NTSC Vblank for interlace even: 51832 clocks.
NTSC Vblank for interlace odd: 50468 clocks.

PAL has 312/313 scanlines, and it's a tossup whether overscan is on or not for these games.

PAL Vblank with overscan on non-interlace even: 30008 clocks.
PAL Vblank with overscan off non-interlace even: 118668 clocks.

Should be able to calculate the rest from here.

by tepples on 2009-07-24 (#49182)

byuu wrote:
Quote:
What I'm actually trying to calculate is the length of H-blank and V-blank (in cycles).

Have you tried looking at emu sources for your answers?

I thought we all learned not to do that near the end of the Nesticle era.

by Gekko on 2009-07-24 (#49187)

Ah, thank you!
Also, I would have but I don't know much C/C++ and since I can't find anything in x86 I'd have to use a disassembler which would take even longer since it would not only be unlikely for it to be disorganized, due to the way compilers work but it would also have a lot of junk bytes (if you don't believe me, look here) and a lack of comments, making it very difficult. (Not to mention that I'm not extremely well acquainted with x86, anyway. Just more so than C/C++.) Well, I guess I'll try to learn C/C++ more quickly so I can hope to understand the data in emulator source code soon. Sorry for troubling you!
I guess this thread can be closed or whatever you do to threads that have served their purpose.

by byuu on 2009-07-24 (#49189)

No trouble, just figure the sources would be quicker than waiting on us is all.

by Gekko on 2009-07-30 (#49369)

Oh, joy! I can't read it at all. I even tried BSNES's source code but I still got nothing out of it. Oh well!

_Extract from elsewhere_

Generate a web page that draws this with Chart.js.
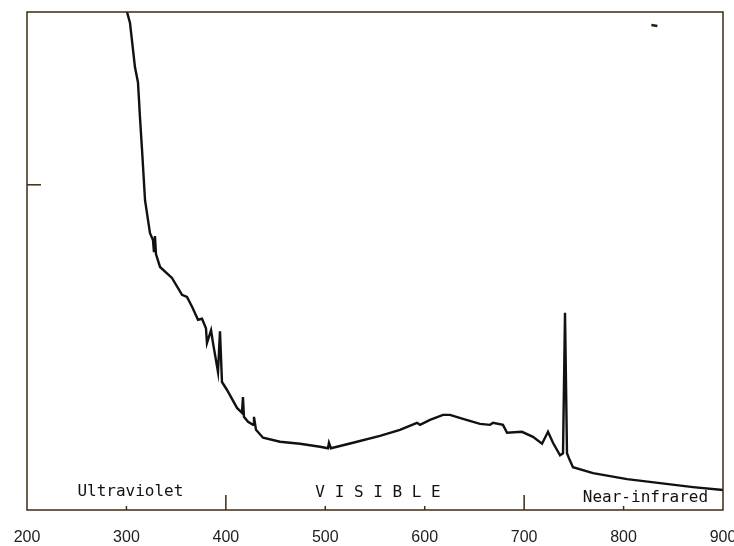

Anyway, here is another question:
How does offset-per-tile mode work (particularly mode 6, although I presume that mode 2 is the same)? I know that you specify locations with layer 3 registers and the offset is for columns, not tiles. However, I want to know what gets displayed when you place one column of tiles on top of another one? In other words, if the offsets were all zero aside from one of them, other than the first, which was $10 (or would it be 8, since it uses half pixels?), what would show up on the column to the right of the normal position of the previously mentioned column?